+1

|I thought I covered this (a few times?) on the list discussion of the
|reqs-00 draft, but I'd like to know if an update I see from a peer, if
|selected, is one in which a party altered the as-path in order to draw
|traffic to them. It's possible this happens for any number of reasons,
|the simplest (and easiest to point to being 'bad') is:
|  <http://www.wired.com/threatlevel/2008/08/how-to-intercep/>
|
|In this case, with signing of the path at each path-hop you would be
|able to determine if the route announcement should be used or not
|(presuming a 'secure is better' policy, of course).

In my opinion, origin validation only catches a small number of "bad" 
routing information.  Additionally this "bad" routing information is 
typically the type created by fat fingering, and I would argue is the 
easiest to detect and get fixed.

Anyone who is manipulating routing for nefarious purposes can avoid being 
caught by origin validation.  These cases are more frequent, harder to  
detect, and more difficult to get resolved.  

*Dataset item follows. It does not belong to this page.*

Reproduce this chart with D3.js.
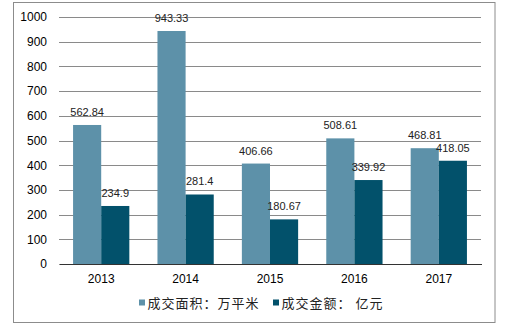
<!DOCTYPE html>
<html><head><meta charset="utf-8">
<script src="https://cdn.jsdelivr.net/npm/d3@7"></script>
<style>body{margin:0;background:#fff}svg{display:block}</style>
</head><body>
<script>
const categories = ["2013","2014","2015","2016","2017"];
const seriesNames = ["成交面积：万平米","成交金额： 亿元"];
const area = [562.84,943.33,406.66,508.61,468.81];
const amount = [234.9,281.4,180.67,339.92,418.05];
const areaLabels = ["562.84","943.33","406.66","508.61","468.81"];
const amountLabels = ["234.9","281.4","180.67","339.92","418.05"];
const yTicks = [0,100,200,300,400,500,600,700,800,900,1000];
const colors = ["#5d91a9","#02516b"];

const W=515,H=335;
const svg=d3.select("body").append("svg").attr("width",W).attr("height",H);
svg.append("rect").attr("x",13.5).attr("y",2.5).attr("width",481.5).attr("height",320).attr("fill","#fff").attr("stroke","#8c8c8c");

const m={l:59,r:481,t:17,b:264};
const x=d3.scaleBand().domain(categories).range([m.l,m.r]).paddingInner(1/3).paddingOuter(1/6);
const x1=d3.scaleBand().domain([0,1]).range([0,x.bandwidth()]);
const y=d3.scaleLinear().domain([0,1000]).range([m.b,m.t]);

const yAxis=svg.append("g").attr("transform",`translate(${m.l},0)`)
  .call(d3.axisLeft(y).tickValues(yTicks).tickFormat(d3.format("d")).tickSize(-(m.r-m.l)).tickPadding(12));
yAxis.select(".domain").remove();
yAxis.selectAll(".tick line").attr("stroke","#8a8a8a").attr("shape-rendering","crispEdges");
yAxis.selectAll(".tick text").attr("font-family","Arial, 'Liberation Sans', sans-serif").attr("font-size",12).attr("fill","#000");

const data=categories.map((c,i)=>({c,vals:[area[i],amount[i]],labs:[areaLabels[i],amountLabels[i]]}));
const g=svg.append("g");
data.forEach(d=>{
  d.vals.forEach((v,k)=>{
    g.append("rect").attr("x",x(d.c)+x1(k)).attr("width",x1.bandwidth())
      .attr("y",y(v)).attr("height",y(0)-y(v)).attr("fill",colors[k]);
  });
});
data.forEach(d=>{
  d.vals.forEach((v,k)=>{
    g.append("text").attr("x",x(d.c)+x1(k)+x1.bandwidth()/2).attr("y",y(v)-9)
      .attr("text-anchor","middle").attr("font-family","Arial, 'Liberation Sans', sans-serif")
      .attr("font-size",11).attr("fill","#222").text(d.labs[k]);
  });
});

const xAxis=svg.append("g").attr("transform",`translate(0,${m.b})`)
  .call(d3.axisBottom(x).tickSize(0).tickPadding(10));
xAxis.select(".domain").attr("stroke","#333").attr("shape-rendering","crispEdges");
xAxis.selectAll(".tick text").attr("font-family","Arial, 'Liberation Sans', sans-serif").attr("font-size",12).attr("fill","#000");

const legX=[139,273];
seriesNames.forEach((n,k)=>{
  svg.append("rect").attr("x",legX[k]).attr("y",299.5).attr("width",6).attr("height",6).attr("fill",colors[k]);
  svg.append("text").attr("x",legX[k]+8.5).attr("y",307.5).attr("letter-spacing",1)
    .attr("font-family","'Noto Sans CJK SC', sans-serif").attr("font-size",13).attr("fill","#222").text(n);
});
</script>
</body></html>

If there is any value in securing inter-domain routing it has to validate 
the AS path.



__Jason

==========================================================================
Jason Schiller                                               (703)886.6648
Senior Internet Network Engineer                         fax:(703)886.0512
Public IP Global Network Engineering                       schil...@uu.net
UUNET / Verizon                         jason.schil...@verizonbusiness.com

The good news about having an email address that is twice as long is that
it increases traffic on the Internet.

On Fri, 18 Feb 2011, Christopher Morrow wrote:

|Date: Fri, 18 Feb 2011 12:30:57 -0500
|From: Christopher Morrow <christopher.mor...@gmail.com>
|To: Russ White <r...@cisco.com>
|Cc: sidr-cha...@ietf.org, Adrian Farrel <adrian.far...@huawei.com>,
|    sidr@ietf.org
|Subject: Re: [sidr] SIDR ReCharter - to capture/cover path validation work
|
|On Fri, Feb 18, 2011 at 11:35 AM, Russ White <r...@cisco.com> wrote:
|>
|>>    * Is an Autonomous System (AS) authorized to originate an IP prefix
|>>    * Is the AS-Path represented in the route the same as the path
|>>         through which the route update traveled
|>
|> As we've been discussing on the list --I don't think this is a good
|> goal. The first goal should be to determine what it is we want to show
|
|'this' refers to which of the two items above?
|
|> about the AS Path in relation to other things, and then work on filling
|> that goal.
|
|I thought I covered this (a few times?) on the list discussion of the
|reqs-00 draft, but I'd like to know if an update I see from a peer, if
|selected, is one in which a party altered the as-path in order to draw
|traffic to them. It's possible this happens for any number of reasons,
|the simplest (and easiest to point to being 'bad') is:
|  <http://www.wired.com/threatlevel/2008/08/how-to-intercep/>
|
|In this case, with signing of the path at each path-hop you would be
|able to determine if the route announcement should be used or not
|(presuming a 'secure is better' policy, of course).
|
|> Starting with the assumption that proving an update travels a specific
|> path seems, to me, to be going about things the wrong way.
|
|propose text then? dancing around the rosemary bush is tiring, given
|the ideas expressed here and in the other thread you should have an
|idea of what the goal is, propose some text that you think moves the
|ball in the right direction, please.